Transcribe everything in the data word for word. Pictures are left out.

## start

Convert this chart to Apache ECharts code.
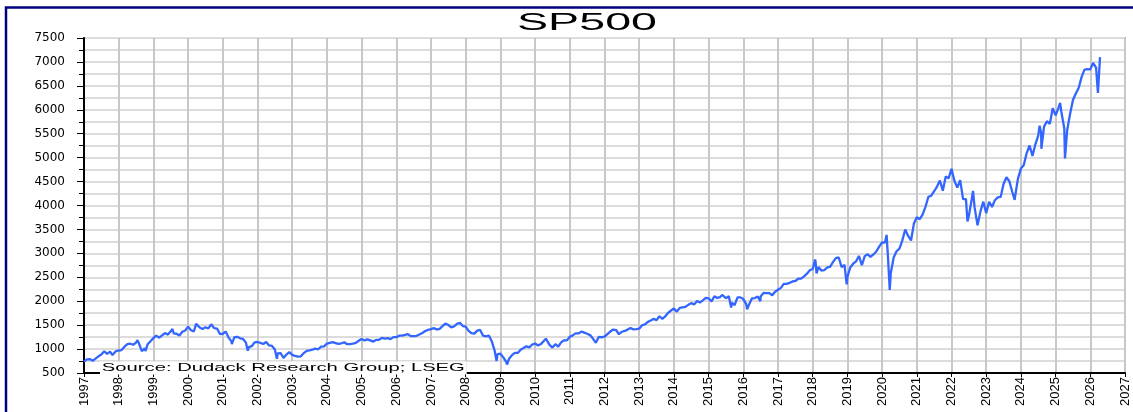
<!DOCTYPE html>
<html><head><meta charset="utf-8">
<script src="https://cdn.jsdelivr.net/npm/echarts@6/dist/echarts.min.js"></script>
<style>html,body{margin:0;padding:0;background:#fff}#c{width:1133px;height:412px}</style>
</head><body><div id="c"></div>
<script>
// ---- data ----
const titleText = 'SP500';
const sourceText = 'Source: Dudack Research Group; LSEG';
const startYear = 1997;   // first month of monthlyClose is Jan 1997
const xMin = 1997, xMax = 2027;
const yMin = 500, yMax = 7500, yStep = 500;
// approximate month-end levels, Jan 1997 .. Feb 2026
const monthlyClose = [
  786, 791, 757, 801, 848, 885, 954, 899, 947, 915, 955, 970,
  980, 1049, 1102, 1112, 1091, 1134, 1121, 957, 1017, 1099, 1164, 1229,
  1280, 1238, 1286, 1335, 1302, 1373, 1329, 1320, 1283, 1363, 1389, 1469,
  1394, 1366, 1499, 1452, 1421, 1455, 1431, 1518, 1437, 1429, 1315, 1320,
  1366, 1240, 1160, 1249, 1256, 1224, 1211, 1134, 1041, 1060, 1139, 1148,
  1130, 1107, 1147, 1077, 1067, 990, 912, 916, 815, 886, 936, 880,
  856, 841, 848, 917, 964, 975, 990, 1008, 996, 1051, 1058, 1112,
  1131, 1145, 1126, 1107, 1121, 1141, 1102, 1104, 1115, 1130, 1174, 1212,
  1181, 1204, 1181, 1157, 1192, 1191, 1234, 1220, 1229, 1207, 1249, 1248,
  1280, 1281, 1295, 1311, 1270, 1270, 1277, 1304, 1336, 1378, 1401, 1418,
  1438, 1407, 1421, 1482, 1531, 1503, 1455, 1474, 1527, 1549, 1481, 1468,
  1379, 1331, 1323, 1386, 1400, 1280, 1267, 1283, 1165, 969, 896, 903,
  826, 735, 798, 873, 919, 919, 987, 1021, 1057, 1036, 1096, 1115,
  1074, 1104, 1169, 1187, 1089, 1031, 1102, 1049, 1141, 1183, 1181, 1258,
  1286, 1327, 1326, 1364, 1345, 1321, 1292, 1219, 1131, 1253, 1247, 1258,
  1312, 1366, 1408, 1398, 1310, 1362, 1379, 1407, 1441, 1412, 1416, 1426,
  1498, 1515, 1569, 1598, 1631, 1606, 1686, 1633, 1682, 1757, 1806, 1848,
  1783, 1859, 1872, 1884, 1924, 1960, 1931, 2003, 1972, 2018, 2068, 2059,
  1995, 2105, 2068, 2086, 2107, 2063, 2104, 1972, 1920, 2079, 2080, 2044,
  1940, 1932, 2060, 2065, 2097, 2099, 2174, 2171, 2168, 2126, 2199, 2239,
  2279, 2364, 2363, 2384, 2412, 2423, 2470, 2472, 2519, 2575, 2648, 2674,
  2824, 2714, 2641, 2648, 2705, 2718, 2816, 2902, 2914, 2712, 2760, 2507,
  2704, 2784, 2834, 2946, 2752, 2942, 2980, 2926, 2977, 3038, 3141, 3231,
  3226, 2954, 2585, 2912, 3044, 3100, 3271, 3500, 3363, 3270, 3622, 3756,
  3714, 3811, 3973, 4181, 4204, 4298, 4395, 4523, 4308, 4605, 4567, 4766,
  4516, 4374, 4530, 4132, 4132, 3785, 4130, 3955, 3586, 3872, 4080, 3840,
  4077, 3970, 4109, 4169, 4180, 4450, 4589, 4508, 4288, 4194, 4568, 4770,
  4846, 5096, 5254, 5036, 5278, 5460, 5522, 5648, 5762, 5705, 6032, 5882,
  6041, 5955, 5612, 5569, 5912, 6205, 6339, 6460, 6688, 6840, 6849, 6845,
  6940, 6880
];
// intra-month highs / lows visible in the picture: [decimal year, level]
const extremes = [
  [1997.00, 740], [1997.28, 737], [1997.82, 876], [1998.54, 1187], [1998.77, 959],
  [1999.55, 1419], [1999.80, 1247], [2000.23, 1527], [2000.67, 1520],
  [2001.26, 1103], [2001.72, 965], [2002.56, 797], [2002.77, 777], [2003.19, 800],
  [2007.77, 1565], [2008.89, 752], [2009.19, 677], [2010.31, 1217], [2010.50, 1023],
  [2011.75, 1099], [2015.39, 2131], [2015.65, 1868], [2016.11, 1829], [2016.49, 2000],
  [2018.07, 2873], [2018.11, 2581], [2018.72, 2931], [2018.98, 2351],
  [2020.13, 3386], [2020.22, 2237], [2022.005, 4797], [2022.46, 3667], [2022.62, 4305],
  [2022.78, 3577], [2023.82, 4117], [2024.54, 5667], [2024.59, 5186],
  [2025.13, 6144], [2025.27, 4982], [2026.08, 6978], [2026.22, 6350], [2026.28, 7100]
];

// ---- build series ----
const seriesData = monthlyClose.map((v, i) => [startYear + (i + 1) / 12, v])
  .concat(extremes)
  .sort((a, b) => a[0] - b[0]);

function fitScale(text, font, target) {
  const ctx = document.createElement('canvas').getContext('2d');
  ctx.font = font;
  return target / ctx.measureText(text).width;
}
const titleFont = '24px "Liberation Sans", Arial, sans-serif';
const srcFont = '11px "Liberation Sans", Arial, sans-serif';

const chart = echarts.init(document.getElementById('c'), null, { renderer: 'canvas' });
chart.setOption({
  animation: false,
  backgroundColor: '#ffffff',
  grid: { left: 84, right: 8, top: 38, bottom: 39, show: true, borderColor: '#9a9a9a', borderWidth: 2, backgroundColor: 'transparent' },
  xAxis: {
    type: 'value', min: xMin, max: xMax, interval: 1,
    axisLine: { show: true, onZero: false, lineStyle: { color: '#000', width: 2 } },
    axisTick: { show: true, length: 4, lineStyle: { color: '#000', width: 1 } },
    axisLabel: { rotate: 90, margin: 4, color: '#000', fontSize: 13, fontFamily: '"Liberation Sans", Arial, sans-serif',
      showMinLabel: true, showMaxLabel: true, formatter: v => String(Math.round(v)) },
    splitLine: { show: true, lineStyle: { color: '#c8c8c8', width: 2 } }
  },
  yAxis: {
    type: 'value', min: yMin, max: yMax, interval: yStep,
    axisLine: { show: true, lineStyle: { color: '#000', width: 2 } },
    axisTick: { show: true, length: 7, lineStyle: { color: '#000', width: 1 } },
    minorTick: { show: true, splitNumber: 2, length: 5, lineStyle: { color: '#000', width: 1 } },
    minorSplitLine: { show: true, lineStyle: { color: '#dcdcdc', width: 2 } },
    axisLabel: { margin: 19, color: '#000', fontSize: 12, fontFamily: '"DejaVu Sans", sans-serif',
      formatter: v => String(v) },
    splitLine: { show: true, lineStyle: { color: '#dcdcdc', width: 2 } }
  },
  series: [{
    type: 'line', data: seriesData, showSymbol: false, symbol: 'none',
    lineStyle: { color: '#3366ff', width: 2.3 }, z: 3
  }],
  graphic: [
    { type: 'rect', silent: true, z: 0, shape: { x: 6, y: 7.5, width: 1300, height: 600 },
      style: { fill: 'none', stroke: '#000080', lineWidth: 2.5 } },
    { type: 'text', x: 587, y: 23, scaleX: fitScale(titleText, titleFont, 140), z: 10,
      style: { text: titleText, font: titleFont, fill: '#000', align: 'center', verticalAlign: 'middle' } },
    { type: 'text', x: 100, y: 368, scaleX: fitScale(sourceText, srcFont, 363), z: 10,
      style: { text: sourceText, font: srcFont, fill: '#000', align: 'left', verticalAlign: 'middle',
        backgroundColor: '#fff', padding: [1, 1, 1, 1] } }
  ]
});
</script></body></html>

## end

» **Completed exercise**
Convert this chart to Apache ECharts code.
<!DOCTYPE html>
<html><head><meta charset="utf-8">
<script src="https://cdn.jsdelivr.net/npm/echarts@6/dist/echarts.min.js"></script>
<style>html,body{margin:0;padding:0;background:#fff}#c{width:1133px;height:412px}</style>
</head><body><div id="c"></div>
<script>
// ---- data ----
const titleText = 'SP500';
const sourceText = 'Source: Dudack Research Group; LSEG';
const startYear = 1997;   // first month of monthlyClose is Jan 1997
const xMin = 1997, xMax = 2027;
const yMin = 500, yMax = 7500, yStep = 500;
// approximate month-end levels, Jan 1997 .. Feb 2026
const monthlyClose = [
  786, 791, 757, 801, 848, 885, 954, 899, 947, 915, 955, 970,
  980, 1049, 1102, 1112, 1091, 1134, 1121, 957, 1017, 1099, 1164, 1229,
  1280, 1238, 1286, 1335, 1302, 1373, 1329, 1320, 1283, 1363, 1389, 1469,
  1394, 1366, 1499, 1452, 1421, 1455, 1431, 1518, 1437, 1429, 1315, 1320,
  1366, 1240, 1160, 1249, 1256, 1224, 1211, 1134, 1041, 1060, 1139, 1148,
  1130, 1107, 1147, 1077, 1067, 990, 912, 916, 815, 886, 936, 880,
  856, 841, 848, 917, 964, 975, 990, 1008, 996, 1051, 1058, 1112,
  1131, 1145, 1126, 1107, 1121, 1141, 1102, 1104, 1115, 1130, 1174, 1212,
  1181, 1204, 1181, 1157, 1192, 1191, 1234, 1220, 1229, 1207, 1249, 1248,
  1280, 1281, 1295, 1311, 1270, 1270, 1277, 1304, 1336, 1378, 1401, 1418,
  1438, 1407, 1421, 1482, 1531, 1503, 1455, 1474, 1527, 1549, 1481, 1468,
  1379, 1331, 1323, 1386, 1400, 1280, 1267, 1283, 1165, 969, 896, 903,
  826, 735, 798, 873, 919, 919, 987, 1021, 1057, 1036, 1096, 1115,
  1074, 1104, 1169, 1187, 1089, 1031, 1102, 1049, 1141, 1183, 1181, 1258,
  1286, 1327, 1326, 1364, 1345, 1321, 1292, 1219, 1131, 1253, 1247, 1258,
  1312, 1366, 1408, 1398, 1310, 1362, 1379, 1407, 1441, 1412, 1416, 1426,
  1498, 1515, 1569, 1598, 1631, 1606, 1686, 1633, 1682, 1757, 1806, 1848,
  1783, 1859, 1872, 1884, 1924, 1960, 1931, 2003, 1972, 2018, 2068, 2059,
  1995, 2105, 2068, 2086, 2107, 2063, 2104, 1972, 1920, 2079, 2080, 2044,
  1940, 1932, 2060, 2065, 2097, 2099, 2174, 2171, 2168, 2126, 2199, 2239,
  2279, 2364, 2363, 2384, 2412, 2423, 2470, 2472, 2519, 2575, 2648, 2674,
  2824, 2714, 2641, 2648, 2705, 2718, 2816, 2902, 2914, 2712, 2760, 2507,
  2704, 2784, 2834, 2946, 2752, 2942, 2980, 2926, 2977, 3038, 3141, 3231,
  3226, 2954, 2585, 2912, 3044, 3100, 3271, 3500, 3363, 3270, 3622, 3756,
  3714, 3811, 3973, 4181, 4204, 4298, 4395, 4523, 4308, 4605, 4567, 4766,
  4516, 4374, 4530, 4132, 4132, 3785, 4130, 3955, 3586, 3872, 4080, 3840,
  4077, 3970, 4109, 4169, 4180, 4450, 4589, 4508, 4288, 4194, 4568, 4770,
  4846, 5096, 5254, 5036, 5278, 5460, 5522, 5648, 5762, 5705, 6032, 5882,
  6041, 5955, 5612, 5569, 5912, 6205, 6339, 6460, 6688, 6840, 6849, 6845,
  6940, 6880
];
// intra-month highs / lows visible in the picture: [decimal year, level]
const extremes = [
  [1997.00, 740], [1997.28, 737], [1997.82, 876], [1998.54, 1187], [1998.77, 959],
  [1999.55, 1419], [1999.80, 1247], [2000.23, 1527], [2000.67, 1520],
  [2001.26, 1103], [2001.72, 965], [2002.56, 797], [2002.77, 777], [2003.19, 800],
  [2007.77, 1565], [2008.89, 752], [2009.19, 677], [2010.31, 1217], [2010.50, 1023],
  [2011.75, 1099], [2015.39, 2131], [2015.65, 1868], [2016.11, 1829], [2016.49, 2000],
  [2018.07, 2873], [2018.11, 2581], [2018.72, 2931], [2018.98, 2351],
  [2020.13, 3386], [2020.22, 2237], [2022.005, 4797], [2022.46, 3667], [2022.62, 4305],
  [2022.78, 3577], [2023.82, 4117], [2024.54, 5667], [2024.59, 5186],
  [2025.13, 6144], [2025.27, 4982], [2026.08, 6978], [2026.22, 6350], [2026.28, 7100]
];

// ---- build series ----
const seriesData = monthlyClose.map((v, i) => [startYear + (i + 1) / 12, v])
  .concat(extremes)
  .sort((a, b) => a[0] - b[0]);

function fitScale(text, font, target) {
  const ctx = document.createElement('canvas').getContext('2d');
  ctx.font = font;
  return target / ctx.measureText(text).width;
}
const titleFont = '24px "Liberation Sans", Arial, sans-serif';
const srcFont = '11px "Liberation Sans", Arial, sans-serif';

const chart = echarts.init(document.getElementById('c'), null, { renderer: 'canvas' });
chart.setOption({
  animation: false,
  backgroundColor: '#ffffff',
  grid: { left: 84, right: 8, top: 38, bottom: 39, show: true, borderColor: '#9a9a9a', borderWidth: 2, backgroundColor: 'transparent' },
  xAxis: {
    type: 'value', min: xMin, max: xMax, interval: 1,
    axisLine: { show: true, onZero: false, lineStyle: { color: '#000', width: 2 } },
    axisTick: { show: true, length: 4, lineStyle: { color: '#000', width: 1 } },
    axisLabel: { rotate: 90, margin: 4, color: '#000', fontSize: 13, fontFamily: '"Liberation Sans", Arial, sans-serif',
      showMinLabel: true, showMaxLabel: true, formatter: v => String(Math.round(v)) },
    splitLine: { show: true, lineStyle: { color: '#c8c8c8', width: 2 } }
  },
  yAxis: {
    type: 'value', min: yMin, max: yMax, interval: yStep,
    axisLine: { show: true, lineStyle: { color: '#000', width: 2 } },
    axisTick: { show: true, length: 7, lineStyle: { color: '#000', width: 1 } },
    minorTick: { show: true, splitNumber: 2, length: 5, lineStyle: { color: '#000', width: 1 } },
    minorSplitLine: { show: true, lineStyle: { color: '#dcdcdc', width: 2 } },
    axisLabel: { margin: 19, color: '#000', fontSize: 12, fontFamily: '"DejaVu Sans", sans-serif',
      formatter: v => String(v) },
    splitLine: { show: true, lineStyle: { color: '#dcdcdc', width: 2 } }
  },
  series: [{
    type: 'line', data: seriesData, showSymbol: false, symbol: 'none',
    lineStyle: { color: '#3366ff', width: 2.3 }, z: 3
  }],
  graphic: [
    { type: 'rect', silent: true, z: 0, shape: { x: 6, y: 7.5, width: 1300, height: 600 },
      style: { fill: 'none', stroke: '#000080', lineWidth: 2.5 } },
    { type: 'text', x: 587, y: 23, scaleX: fitScale(titleText, titleFont, 140), z: 10,
      style: { text: titleText, font: titleFont, fill: '#000', align: 'center', verticalAlign: 'middle' } },
    { type: 'text', x: 100, y: 368, scaleX: fitScale(sourceText, srcFont, 363), z: 10,
      style: { text: sourceText, font: srcFont, fill: '#000', align: 'left', verticalAlign: 'middle',
        backgroundColor: '#fff', padding: [1, 1, 1, 1] } }
  ]
});
</script></body></html>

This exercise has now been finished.